Les facilitations financières de l’UE se concentrent autour de quelques projets :
- Réduire les goulets d’étranglement dans les ports kazakhs d’Aktau et Kurijk, sur la Caspienne.
- Améliorer le passage de la frontière entre le Kazakhstan et l’Ouzbékistan.
- Terminer la route à péage entre Tachkent et Andijan, en Ouzbékistan.
- Construire un centre logistique et un « one stop border post» à Fatehabad, au Tadjikistan
- Créer une liaison ferroviaire directe entre Turkmenbashi et Turkmenabat, au Turkménistan.
- Développer des centres logistiques au Kirghizstan.
Pour comprendre qui les finance (et comment) et se tenir à jour de leur avancement, la Commission a tout récemment lancé un site Internet spécialement dédié.

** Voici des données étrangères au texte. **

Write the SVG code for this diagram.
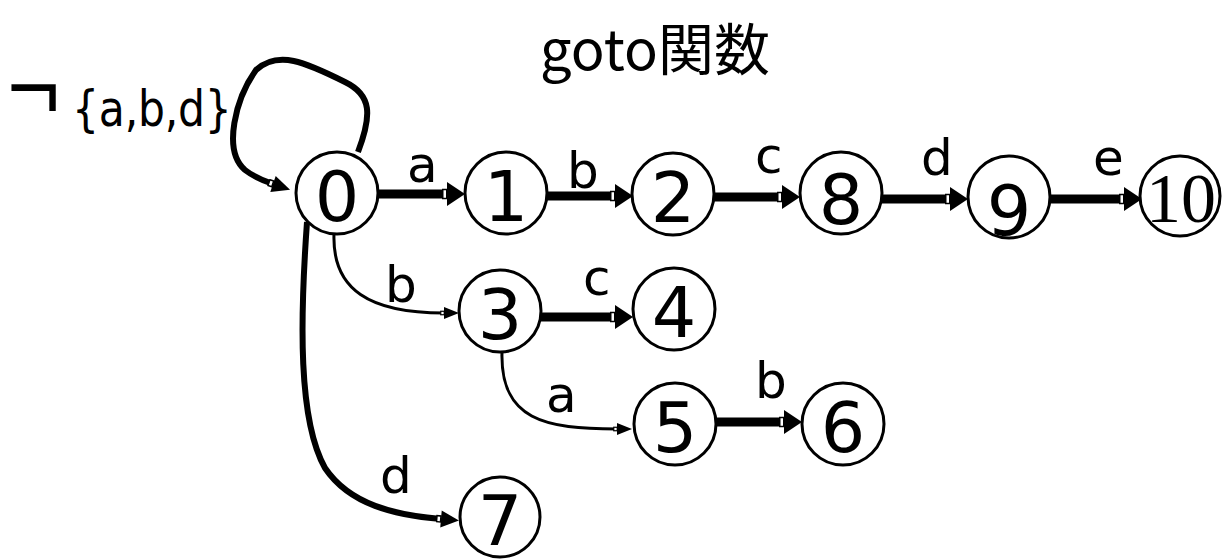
<svg xmlns="http://www.w3.org/2000/svg" width="1226" height="560" viewBox="0 0 1226 560">
  <style>
    .node circle { fill: #fff; stroke: #000; stroke-width: 3; }
    .node text { font-family: "DejaVu Sans", sans-serif; font-size: 70px; text-anchor: middle; fill: #000; }
    .node text.serif { font-family: "Liberation Serif", serif; }
    .edge { fill: none; stroke: #000; }
    .thick { stroke-width: 9; }
    .mid { stroke-width: 6; }
    .thin { stroke-width: 3; }
    .lbl { font-family: "DejaVu Sans", sans-serif; font-size: 50px; fill: #000; }
    .title { font-family: "Noto Sans CJK JP", "Noto Sans", sans-serif; font-size: 56px; text-anchor: middle; fill: #000; }
  </style>
  <defs>
    <!-- arrowheads: a small open notch at the end of the shaft, then a solid triangle -->
    <marker id="ah" viewBox="0 0 24 26" refX="5" refY="13" markerWidth="24" markerHeight="26" markerUnits="userSpaceOnUse" orient="auto">
      <rect x="0.75" y="8.5" width="4" height="9" fill="#fff" stroke="#000" stroke-width="1.5"/>
      <path d="M5,1 L23,13 L5,25 Z" fill="#000"/>
    </marker>
    <marker id="ahm" viewBox="0 0 24 18" refX="5" refY="9" markerWidth="24" markerHeight="18" markerUnits="userSpaceOnUse" orient="auto">
      <rect x="0.75" y="6" width="4" height="6" fill="#fff" stroke="#000" stroke-width="1.5"/>
      <path d="M5,0.5 L23,9 L5,17.5 Z" fill="#000"/>
    </marker>
    <marker id="ahs" viewBox="0 0 20 13" refX="4" refY="6.5" markerWidth="20" markerHeight="13" markerUnits="userSpaceOnUse" orient="auto">
      <rect x="0.75" y="4.75" width="3.5" height="3.5" fill="#fff" stroke="#000" stroke-width="1.2"/>
      <path d="M4,0.5 L19,6.5 L4,12.5 Z" fill="#000"/>
    </marker>
  </defs>

  <text class="title" x="655" y="70">goto関数</text>

  <!-- transitions -->
  <g id="edges">
    <!-- self loop on state 0 -->
    <path class="edge mid" d="M358,152 C372,115 372,95 345,82 C305,62 278,50 256,70 C236,98 222,150 245,170 C254,177 261,180 273,184" marker-end="url(#ahm)"/>
    <path class="edge thick" d="M378,194 L447,194" marker-end="url(#ah)"/>
    <path class="edge thick" d="M547,196 L615,196" marker-end="url(#ah)"/>
    <path class="edge thick" d="M714,197 L782,197" marker-end="url(#ah)"/>
    <path class="edge thick" d="M882,199 L950,199" marker-end="url(#ah)"/>
    <path class="edge thick" d="M1050,199 L1124,199" marker-end="url(#ah)"/>
    <path class="edge thin" d="M334,234 C332,290 370,313 444,313" marker-end="url(#ahs)"/>
    <path class="edge thick" d="M541,317 L615,317" marker-end="url(#ah)"/>
    <path class="edge thin" d="M502,352 C500,420 545,429 617,429" marker-end="url(#ahs)"/>
    <path class="edge thick" d="M716,422 L784,422" marker-end="url(#ah)"/>
    <path class="edge mid" d="M307,222 C300,320 298,420 325,468 C350,505 395,515 441,519" marker-end="url(#ahm)"/>
  </g>

  <g id="edge-labels">
    <text class="lbl" x="407" y="182">a</text>
    <text class="lbl" x="567" y="188">b</text>
    <text class="lbl" x="755" y="173">c</text>
    <text class="lbl" x="921" y="175">d</text>
    <text class="lbl" x="1093" y="175">e</text>
    <text class="lbl" x="385" y="302">b</text>
    <text class="lbl" x="583" y="295">c</text>
    <text class="lbl" x="546" y="412">a</text>
    <text class="lbl" x="755" y="398">b</text>
    <text class="lbl" x="380" y="493">d</text>
  </g>

  <g id="loop-label">
    <text transform="translate(7,119) scale(1.2,1.25)" font-family="Liberation Sans, sans-serif" font-size="76">¬</text>
    <text class="lbl" transform="translate(72,126) scale(0.85,1)" textLength="188">{a,b,d}</text>
  </g>

  <g id="s0" class="node"><circle cx="337" cy="193" r="41"/><text x="337" y="221">0</text></g>
  <g id="s1" class="node"><circle cx="506" cy="193" r="41"/><text x="506" y="221">1</text></g>
  <g id="s2" class="node"><circle cx="673" cy="194" r="41"/><text x="673" y="222">2</text></g>
  <g id="s8" class="node"><circle cx="841" cy="193" r="41"/><text x="841" y="224">8</text></g>
  <g id="s9" class="node"><circle cx="1009" cy="197" r="41"/><text x="1009" y="235">9</text></g>
  <g id="s10" class="node"><circle cx="1180" cy="196" r="40"/><text class="serif" x="1181" y="222">10</text></g>
  <g id="s3" class="node"><circle cx="500" cy="311" r="41"/><text x="500" y="339">3</text></g>
  <g id="s4" class="node"><circle cx="674" cy="309" r="41"/><text x="674" y="337">4</text></g>
  <g id="s5" class="node"><circle cx="675" cy="424" r="41"/><text x="675" y="452">5</text></g>
  <g id="s6" class="node"><circle cx="843" cy="424" r="41"/><text x="843" y="452">6</text></g>
  <g id="s7" class="node"><circle cx="500" cy="517" r="40"/><text x="500" y="545">7</text></g>
</svg>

Le engagements des bailleurs de fonds
Du côté des financements, si les investissements privés sont à la traîne, les bailleurs de fonds ont répondu présent :
- 1 milliard de dollars (Md USD) de la Banque asiatique de développement au Kazakhstan.
- 1,5 Md USD de la BERD.
- 2 Md USD de la Banque mondiale.
Chaque bailleur de fonds a bien évidemment sa propre vision et chaque pays essaie d’attirer des investissements sur son territoire. Côté français, l’Agence française de développement (Afd) dispose de mandats d’intervention dans deux pays de la région (l’Ouzbékistan et le Kazakhstan), mais pas dans les trois autres.
Les entreprises en quête de clarification
Du côté des entreprises intéressées par ces projets ou déjà présentes dans la région, un besoin de clarté se fait sentir. Ainsi de Philippe Delleur, vice-président senior en charge des Affaires publiques d’Alstom, qui produit des locomotives près d’Astana : « Nous avons besoin de savoir comment les projets sont élaborés, par exemples s’ils sont découpés en morceaux afin de favoriser les entreprises locales ». Également membre du business advisory group, mis en place par le Commission pour faire remonter le point de vue des entreprises, le dirigeant regrette que les financements consistent en aides dédiées et qu’il manque actuellement de « l’argent frais nouveau ».
Même son de cloche du côté de Medef International. Pour sa directrice adjointe, Géraldine Lemble, « les entreprises ont besoin de comprendre qui fait quoi parmi les bailleurs de fonds, les critères de passations de marchés et les obligations en matière de normes afin d’identifier les marchés ». « A l’heure actuelle, les entreprises sont un peu dans la même situation que le personnage principal du dessin animé soviétique Le hérisson dans le brouillard. »
Bref, l’enthousiasme est là pour ce middle corridor qui permettrait de développer une alternative durable au fret maritime entre l’Asie et l’Europe. Mais il semble y avoir encore loin de la coupe aux lèvres.